Yes, the dancing was sloppy and not on the level of a music video (only Jason and Jeff, yes, the two black men, appear to be actual dancers so are unfortunately relegated to warm-up and stunt status). Yes, the athletic feats paled next to Olympics gymnastics, Cirque du Soleil or even Electric Circus let alone Soul Train. Yes, the skits that got us to the shirt-tearing were hokey and incoherent. But damn the men are fine. The sheer hunger in Joey's eyes as he steps forward to thrust out his chest and explode out of his shirt, and the sheer ecstasy in his eyes that follows as the crowd erupts in a collective orgasmic roar, was a brief contact with the divine right of worship owed the truly physically blessed. At several points the Chippendales ventured into the audience (a very brave and potentially risky move) to be admired up close, groped and caressed.

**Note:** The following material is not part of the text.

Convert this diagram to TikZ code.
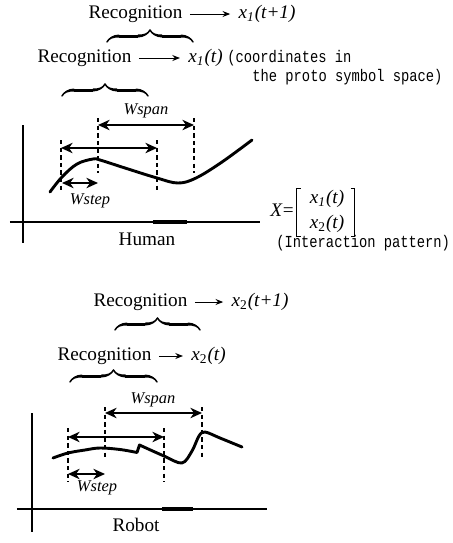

Even inches away the men are breathtaking - which makes sense considering that the quality of their abs and musculature has to carry over the footlights and right to the back row - and flawless. These are flesh sculptures, erotic statues somehow animated, not human beings. They are gods and fantasy objects.

And when the group numbers hit their stride, and especially when the soundtrack is rock n roll instead of pop or hip hop, it was euphoric. Perhaps the Vegas residency at the Rio has a consistent slickness to pop consistently, and perhaps as Break the Rules wends it way across the continent and Europe it will acquire the same patina. The addition of Nyle DiMarco as the celebrity host (following top billing by Ian Ziering and Tyson Beckford) will certainly help, the addition of even a hint of chest hair, let alone DiMarco's enticing pelt, will go a good way to sexualizing the Chippendales into adulthood from Ken doll, actually more Billy, status. But that is a matter of personal taste and, as noted, Break the Rules was not really aimed at me. For a one-night stand where the male gaze and male privilege was reversed, Break the Rules was a tease that could not possibly live up to its hype or the impossible glory of the flesh on display. But we left laughing - and flushed with awe and arousal - and fighting the urge to tear off our shirts.